SUKADANA (Lampost): Pembumihangusan rumah-rumah nelayan di Kualakambas, kawasan Taman Nasional Way Kambas (TNWK), Kamis (15-7), mengakibatkan puluhan warga kini hidup terlunta-lunta.
DIBAKAR APARAT. Seorang ibu, warga Kualakambas, Lampung Timur, meratapi rumahnya di kawasan Taman Nasional Way Kambas (TNWK) yang habis dibakar oleh aparat gabungan, Jumat (16-7).(LAMPUNG POST/AGUS SUSANTO)

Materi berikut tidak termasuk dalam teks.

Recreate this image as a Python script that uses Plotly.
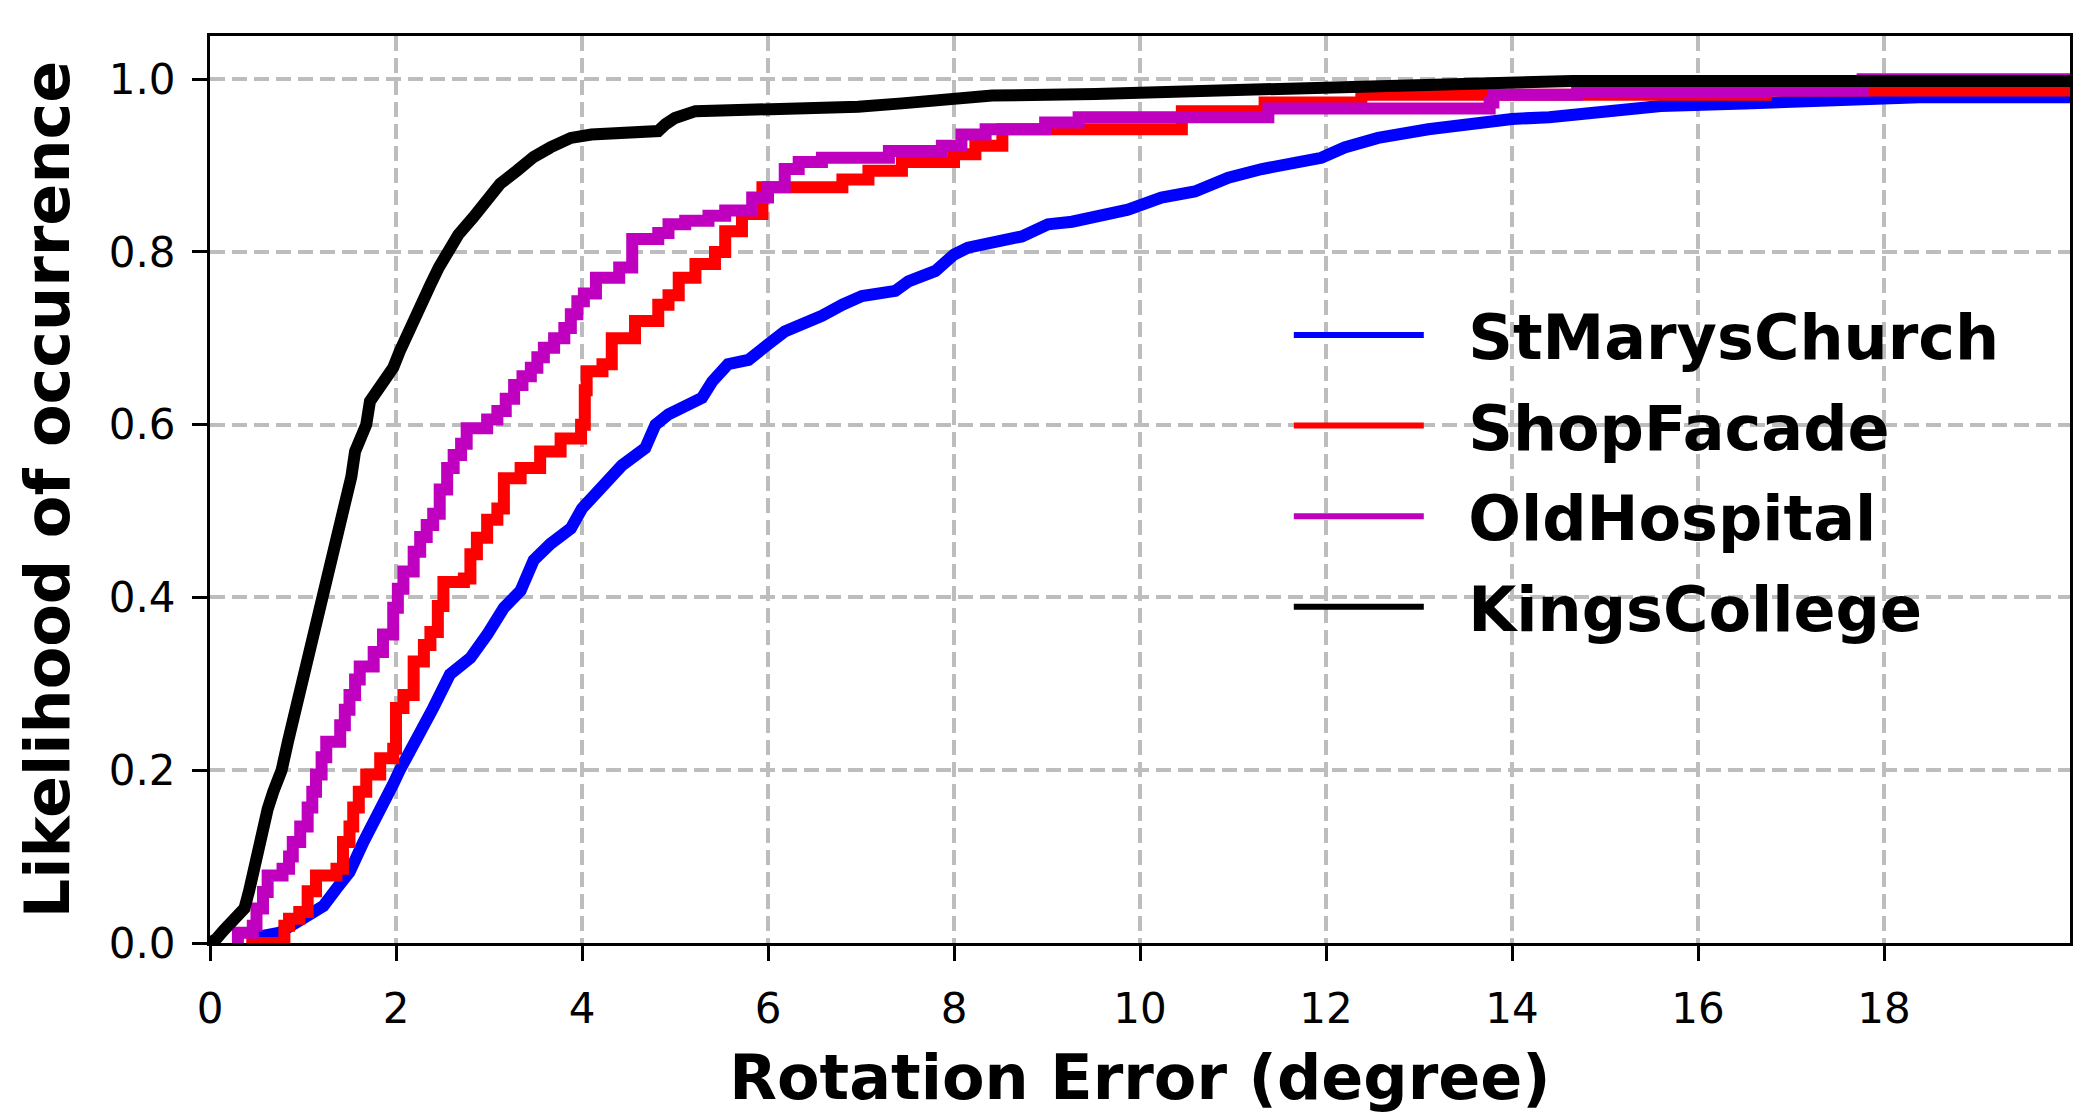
import plotly.graph_objects as go

# ---------------- data ----------------
names = ["StMarysChurch", "ShopFacade", "OldHospital", "KingsCollege"]
colors = ["#0000ff", "#ff0000", "#bf00bf", "#000000"]

blue_x = [0.53, 0.55, 0.75, 1.0, 1.22, 1.36, 1.5, 1.65, 1.86, 1.97, 2.04, 2.22, 2.4, 2.58, 2.8, 2.98,
          3.16, 3.34, 3.48, 3.66, 3.88, 4.0, 4.22, 4.43, 4.68, 4.79, 4.93, 5.11, 5.29, 5.4, 5.57, 5.79,
          5.94, 6.0, 6.18, 6.37, 6.58, 6.8, 7.01, 7.37, 7.51, 7.8, 8.0, 8.15, 8.51, 8.73, 9.01, 9.27,
          9.87, 10.23, 10.59, 10.95, 11.31, 11.95, 12.2, 12.56, 13.1, 13.46, 14.0, 14.4, 15.0, 15.6,
          16.5, 17.46, 18.38, 20.0]
blue_y = [0.0, 0.008, 0.012, 0.028, 0.043, 0.063, 0.082, 0.117, 0.157, 0.184, 0.2, 0.234, 0.272, 0.311, 0.33, 0.357,
          0.388, 0.408, 0.443, 0.462, 0.48, 0.503, 0.53, 0.553, 0.573, 0.6, 0.612, 0.62, 0.631, 0.65, 0.67, 0.675,
          0.685, 0.693, 0.708, 0.716, 0.726, 0.739, 0.749, 0.755, 0.766, 0.778, 0.797, 0.805, 0.813, 0.818, 0.832, 0.835,
          0.849, 0.863, 0.87, 0.886, 0.896, 0.909, 0.921, 0.932, 0.942, 0.948, 0.954, 0.956, 0.964, 0.969,
          0.972, 0.977, 0.979, 0.979]

red_x = [0.39, 0.8, 0.85, 0.96, 1.05, 1.14, 1.36, 1.43, 1.5, 1.54, 1.6, 1.68, 1.83, 1.97, 2.0, 2.08,
         2.19, 2.3, 2.37, 2.45, 2.51, 2.73, 2.8, 2.87, 2.98, 3.09, 3.16, 3.34, 3.55, 3.77, 3.99, 4.03,
         4.05, 4.22, 4.32, 4.57, 4.82, 4.93, 5.04, 5.22, 5.43, 5.54, 5.72, 5.94, 6.8, 7.08, 7.44, 8.0,
         8.23, 8.52, 10.45, 11.34, 12.38, 16.73, 20.0]
red_y = [0.0, 0.02, 0.028, 0.036, 0.06, 0.078, 0.086, 0.117, 0.135, 0.157, 0.175, 0.195, 0.214, 0.225, 0.272, 0.287,
         0.326, 0.345, 0.36, 0.39, 0.418, 0.422, 0.45, 0.469, 0.49, 0.503, 0.538, 0.55, 0.569, 0.584, 0.6, 0.64,
         0.662, 0.67, 0.7, 0.72, 0.739, 0.75, 0.77, 0.786, 0.8, 0.824, 0.844, 0.875, 0.884, 0.894, 0.904, 0.913,
         0.923, 0.942, 0.963, 0.973, 0.982, 0.987, 0.987]

mag_x = [0.26, 0.3, 0.46, 0.5, 0.57, 0.62, 0.78, 0.85, 0.89, 0.97, 1.05, 1.1, 1.14, 1.2, 1.25, 1.4,
         1.45, 1.5, 1.56, 1.61, 1.76, 1.86, 1.97, 2.02, 2.08, 2.19, 2.26, 2.33, 2.4, 2.47, 2.55, 2.62,
         2.7, 2.76, 2.98, 3.09, 3.18, 3.27, 3.36, 3.45, 3.52, 3.59, 3.7, 3.81, 3.88, 3.95, 4.02, 4.15,
         4.4, 4.54, 4.82, 4.93, 5.11, 5.36, 5.54, 5.83, 6.0, 6.18, 6.33, 6.58, 7.3, 7.87, 8.08, 8.34,
         8.98, 9.34, 11.38, 13.76, 13.8, 14.7, 16.7, 17.77, 20.0]
mag_y = [0.0, 0.012, 0.02, 0.04, 0.059, 0.078, 0.086, 0.1, 0.117, 0.135, 0.157, 0.175, 0.195, 0.215, 0.233, 0.252,
         0.27, 0.287, 0.305, 0.32, 0.337, 0.357, 0.388, 0.41, 0.43, 0.453, 0.47, 0.484, 0.497, 0.525, 0.55, 0.565,
         0.578, 0.596, 0.606, 0.616, 0.63, 0.646, 0.656, 0.666, 0.678, 0.689, 0.7, 0.712, 0.728, 0.743, 0.752, 0.77,
         0.782, 0.815, 0.822, 0.832, 0.836, 0.842, 0.848, 0.863, 0.875, 0.896, 0.904, 0.909, 0.917, 0.923, 0.936, 0.942,
         0.95, 0.956, 0.966, 0.973, 0.982, 0.985, 0.987, 1.0, 1.0]

black_x = [0.0, 0.07, 0.15, 0.25, 0.37, 0.42, 0.46, 0.5, 0.55, 0.62, 0.68, 0.77, 0.84, 0.9, 0.96, 1.03,
           1.09, 1.15, 1.2, 1.25, 1.3, 1.36, 1.41, 1.47, 1.52, 1.56, 1.62, 1.68, 1.72, 1.83, 1.97, 2.04,
           2.12, 2.19, 2.26, 2.37, 2.46, 2.55, 2.67, 2.83, 2.96, 3.12, 3.3, 3.48, 3.66, 3.88, 4.1, 4.82,
           4.9, 5.0, 5.22, 6.37, 6.97, 7.44, 7.91, 8.41, 9.52, 11.1, 12.1, 12.7, 14.65, 20.0]
black_y = [0.0, 0.005, 0.015, 0.028, 0.04, 0.06, 0.078, 0.1, 0.132, 0.155, 0.175, 0.2, 0.234, 0.26, 0.29, 0.32,
           0.35, 0.375, 0.4, 0.425, 0.446, 0.47, 0.49, 0.515, 0.54, 0.569, 0.585, 0.6, 0.627, 0.646, 0.666, 0.685,
           0.705, 0.724, 0.743, 0.762, 0.782, 0.8, 0.82, 0.84, 0.86, 0.879, 0.894, 0.91, 0.921, 0.932, 0.936, 0.94,
           0.948, 0.955, 0.963, 0.965, 0.968, 0.972, 0.977, 0.981, 0.983, 0.988, 0.992, 0.995, 0.998, 0.998]

x_ticks = [0, 2, 4, 6, 8, 10, 12, 14, 16, 18]
y_ticks = [0.0, 0.2, 0.4, 0.6, 0.8, 1.0]

series_x = [blue_x, red_x, mag_x, black_x]
series_y = [blue_y, red_y, mag_y, black_y]
shapes_ = ["linear", "hv", "hv", "linear"]

# ---------------- figure ----------------
fig = go.Figure()
for sx, sy, c, shp in zip(series_x, series_y, colors, shapes_):
    fig.add_trace(go.Scatter(x=sx, y=sy, mode="lines", line=dict(color=c, width=12, shape=shp),
                             showlegend=False, hoverinfo="skip"))
# legend entries (thinner sample lines, as in the reference)
for i, (n, c) in enumerate(zip(names, colors)):
    fig.add_trace(go.Scatter(x=[None], y=[None], mode="lines", name=f"&nbsp;&nbsp;<b>{n}</b>",
                             line=dict(color=c, width=6), legendgroup=str(i)))

axis_common = dict(
    showline=True, linecolor="black", linewidth=3, mirror=True,
    ticks="outside", ticklen=15, tickwidth=3, tickcolor="black",
    showgrid=True, gridcolor="#bdbdbd", gridwidth=4, griddash="15px,7px",
    zeroline=False,
    tickfont=dict(family="DejaVu Sans", size=42, color="black"),
)

fig.update_layout(
    width=2092, height=1113,
    margin=dict(l=202, r=30, t=28, b=178),
    paper_bgcolor="white", plot_bgcolor="white",
    font=dict(family="DejaVu Sans", color="black"),
    xaxis=dict(range=[0, 20], tickvals=x_ticks, ticktext=[str(v) for v in x_ticks],
               ticklabelstandoff=12,
               title=dict(text="<b>Rotation Error (degree)</b>",
                          font=dict(family="DejaVu Sans", size=62, color="black"), standoff=24),
               **axis_common),
    yaxis=dict(range=[0, 1.05], tickvals=y_ticks, ticktext=[f"{v:.1f}" for v in y_ticks],
               ticklabelstandoff=8,
               title=dict(text="<b>Likelihood of occurrence</b>",
                          font=dict(family="DejaVu Sans", size=62, color="black"), standoff=20),
               **axis_common),
    legend=dict(x=0.58, y=0.722, xanchor="left", yanchor="top",
                bgcolor="rgba(0,0,0,0)", borderwidth=0,
                font=dict(family="DejaVu Sans", size=62, color="black"),
                itemwidth=130, tracegroupgap=7),
)

fig.write_html("out.html")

Selain kehilangan tempat berteduh dan kedinginan, warga yang di antaranya para lansia dan balita terancam kelaparan. Mereka tidak bisa memasak karena tak ada stok makanan dan kehilangan peralatan dapur. Terlebih sejak Kamis (15-7) malam hujan terus turun dan baru reda sekitar pukul 10.00 kemarin.
Sekitar 20-an warga yang masih tersisa itu tinggal berdesak-desakan di musala kecil berukuran 8 x 5 meter yang atapnya pun bocor. Lainnya berteduh di bawah pohon atau tidur-tiduran beratap perahu yang dibalik.
"Setelah rumah kami dibakar saya tidak bisa tidur, karena tidak ada tempat berteduh. Jika malam, cuaca sangat dingin karena dekat laut," kata Rositah (30), kemarin (16-7), sembari menggendong anaknya yang berusia 6 bulan. Satu orang anaknya lagi berusia 3 tahun.
Di perkampungan itu, sedikitnya ada 30 rumah nelayan. Tetapi, sebanyak 18 di antaranya ditinggalkan penghuninya karena petugas terus meminta agar mereka meninggalkan rumah di tepi pantai yang masuk wilayah TNWK tersebut.
Mereka yang meninggalkan tempat tersebut biasanya karena memiliki tempat tinggal lain di luar Kualakambas. Lainnya memilih bertahan seperti Samin (60). "Saya tidak punya tempat tinggal lain selain di sini," ujar Samin yang tinggal bersama istri dan dua anaknya.
Kemarin tim gabungan yang terdiri atas polhut dan polisi berencana menggusur rumah-rumah nelayan di Kualasekapuk, yang juga masuk wilayah TNWK. Tetapi, rencana dibatalkan karena gelombang laut sedang tinggi.
"Untuk menuju Kualasekapuk dari Kualakambas harus menumpuh jarak 15 km. Dan itu harus melalui jalan laut," ujar Bambang, salah seorang anggota polhut TNWK, kemarin.
Sementara itu, warga perkampungan Kualasekapuk yang jumlahnya sekitar 450 orang menyatakan siap melawan tim gabungan yang akan membumihanguskan rumah-rumah mereka.
"Hingga titik darah terakhir, kami akan melawan anggota Polri dan Polhut jika mereka tetap akan mengusir kami," ujar Jasrul Tanjung (30), warga Kualasekapuk. Alasan Jasrul, mereka tinggal di Kualasekapuk bukan untuk merusak hutan, melainkan hanya untuk mencari ikan di laut.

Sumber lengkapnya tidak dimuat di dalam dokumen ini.